Perhaps one of the more comical aspects of the corporate fightback was the spectacle of McDonald’s solemnly informing its low-wage employees how to budget. The bosses’ scheme works perfectly—if the minimum wage is doubled, and you can do without water, clothing, gas, heat and child care.
Are low wages the natural cost of working for a living wage in the service sector these days? Well, no:
Consider Costco and Wal-Mart’s Sam’s Club, which compete fiercely on low-price merchandise. Among warehouse retailers, Costco…is number one, accounting for about 50% of the market. Sam’s Club…is number two, with about 40% of the market.
…A 2005 New York Times article by Steven Greenhouse reported that at $17 an hour, Costco’s average pay is 72% higher than Sam’s Club’s ($9.86 an hour).
On the benefits side, 82% of Costco employees have health-insurance coverage, compared with less than half at Wal-Mart.
…In return for its generous wages and benefits, Costco gets one of the most loyal and productive workforces in all of retailing, and, probably not coincidentally, the lowest shrinkage (employee theft) figures in the industry….Costco’s stable, productive workforce more than offsets its higher costs.
A cheap labour strategy doesn’t work. It costs just about everybody. Costco knows this from experience, and has resisted calls to lower its wages and benefits.

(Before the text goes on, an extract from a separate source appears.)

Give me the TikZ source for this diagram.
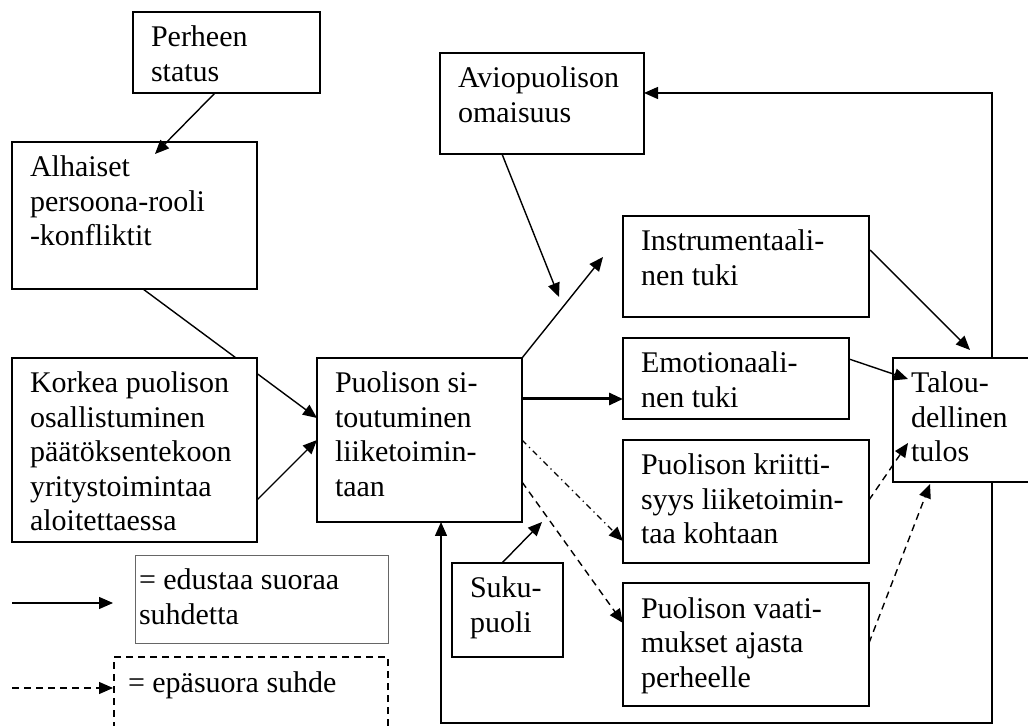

So the push-back against impoverishing workers is not only a union concern, although we can certainly play a lead role in it. But we in the labour movement can’t do that by focusing too narrowly. We need to be part of a wider movement to defend the right to a living, dignified wage and secure employment for everyone. After all, it’s our whole society that is at stake here—and surely that makes it everybody’s fight.